Though I have photographed the area many times, I still get a deep-in-the-gut sadness when pulling into Braddock, Pennsylvania. Like many of the satellite mill towns around Pittsburgh, Braddock was once a thriving, bustling and largely middle-class town. And like those towns -- Clairton, McKeesport and Homestead, for example -- when big steel went overseas in the 70s and early 80s, Braddock fell hard. From its peak in the 1950s, Braddock has lost 90% of its population. Over the past few decades, like so many similar towns, Braddock has battled drugs, unemployment and general apathy in an effort to stay afloat.

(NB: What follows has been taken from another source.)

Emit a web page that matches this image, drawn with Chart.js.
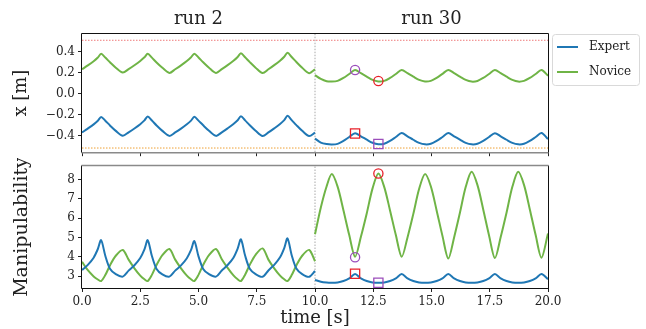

But Braddock has become somewhat of a poster child for decaying mill towns. From Braddock Mayor John Fetterman's many media appearances to the recent Levi's commercial campaign, Braddock has found its plight on the national stage. The Levi's commercials never fail to raise my ire: While it's good that Braddock and its story gain media prominence and, hopefully, a few Levi's dollars, the jean-maker is another American company that has outsourced work overseas. In other words, Levi's labor practices are indicative of what killed towns like Braddock in the first place.
In 2005, Mayor Fetterman began a proud campaign to let the world know about Braddock and the possibilities that still existed there. Having spent a considerable amount of time photographing in Braddock, it's obvious Mayor Fetterman has a large uphill battle to face. He has pressed the idea of drawing artists to the area, based on low living costs and local government cooperation. Of course, at some point, everyone has to be able to make a living and, in these times we live in, that isn't so easy.
Much of the formerly busy business strip is gone. Suffering from years of decay, many of the buildings that housed local commerce have simply been wiped away. While other formerly thriving mill towns in the area still possess some ghostly infrastructure, Braddock is now largely missing those qualities.
There is still a heartbeat, but it's faint. The great hope is that, at some point, the tide will turn enough that Braddock will truly be in the state of transformation; that the work ethic and ingenuity of its supporters will pay off.
Walking in and photographing Braddock isn't a lot different from doing the same in certain parts of Detroit. There's a sad silence to parts of the town that isn't always the most comfortable -- but neither is it a major deterrent.
There are cities and towns in America that tell an important chapter in the development or arc of our country. Braddock is such a place.